Hi @marshmellow77 , yes, truncation make some long text acceptable to the model, but not all of them,
even I specify the length to 460 words. I tried from 500 to 460. I have no idea if I should keep reducing this or other modification would help.

@miOmiO you have created a second thread: ClientError:400 when using batch transformer on sagemaker for inference
where i responded. Can this be closed? or those two different threads.

Hi @philschmid , sure, please kindly close this post, I will update on that one. Thank you.

Thanks for letting me know. Then here again the response

Hey @miOmiO,

Happy to help you here! to narrow down your issue. I think the first step would be to check if the dataset was created in the sample (notebooks/sagemaker-notebook.ipynb at master · huggingface/notebooks · GitHub ) works or if it also errors out.

Additionally, could you bump the version of the HuggingFaceModel to the latest one?
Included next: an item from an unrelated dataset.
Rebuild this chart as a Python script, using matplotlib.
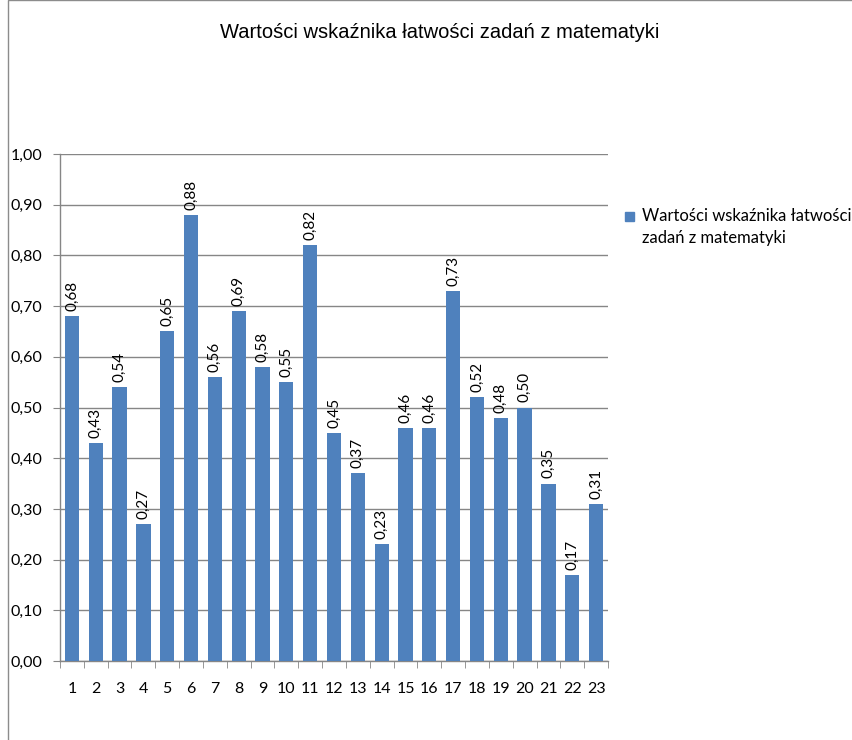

For transformers_version that’s 4.12.3 and for pytorch_version its 1.9.1 maybe this already solves your issue. You can find the list of available containers here: Reference

Also worth testing is to replace your model with a different model, e.g. distilbert-base-uncased-finetuned-sst-2-english

Hi @philschmid ,
Thank you for the reply! I check all three approaches :
1 The inputs format comply with the json format from sample notebook.
2 I use the latest version of of framework as suggested
3 Also switch to different model to see if it’s specific model issue.

It still prompts client error:400 , but I notice that as long as I truncated my each line of text to 60 words(randomly pick the number) , both two model work fine. Is this related to the text length limitation? If so, is there any way I can specify the length of text when building the batch job?
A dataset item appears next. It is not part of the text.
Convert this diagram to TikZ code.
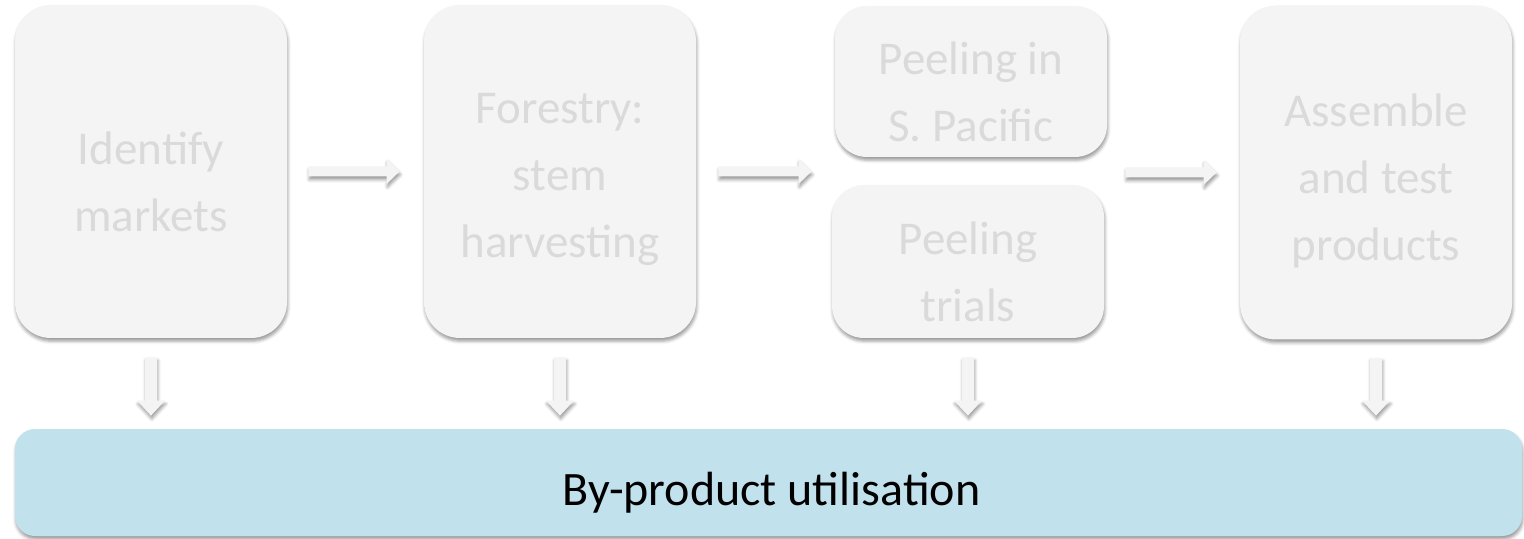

P.S. my data set is around 6k rows , some rows have more than 512 words/tokens.

Hi @miOmiO - text length limitation could be an issue here. Note that the length refers to the number of tokens, not the number of words. Because BERT models generally use subword tokenization it can happen that one word is split into 2 or more tokens. That is why even reducing the number of words to 460 sometimes might throw an error.

To test this you could try to use the model row by row and see if the number of examples that fail correspond to the same ones in your batch job. If it is indeed the number of tokens that cause the model to fail you should be seeing an error message like "... sequence length is longer than the specified maximum sequence length for this model ..."

If this indeed the source of error then it might be easiest to truncate the input sequence of tokens after the tokenization (rather than the number of words before tokenization).

Hope that helps.

The model cardiffnlp/twitter-roberta-base-sentiment don’t has a max len defined. I tried to reach out the authors but they haven’t responded. See Add `tokenizer_max_length` to `cardiffnlp/twitter-roberta-base-sentiment` · Issue #13459 · huggingface/transformers · GitHub

You could “fork” the model → creating a new model repository and push the weights + add the tokenizer_config then truncation:True should work properly.

Hi @marshmellow77 , thank you for leading me into thought of sub-word tokenization .

Hi @philschmid , I got solution from another related post under your help as well :
How are the inputs tokenized when model deployment? - Amazon SageMaker - Hugging Face Forums

After I switch to another model and remodify the input json file format like this:
{“inputs”: “long sentence 2”, “parameters”: {“trucation”: true}}, the new model works well for me ( as long as it has ‘max_length’ attribute in tokenizer config file.)

1 Like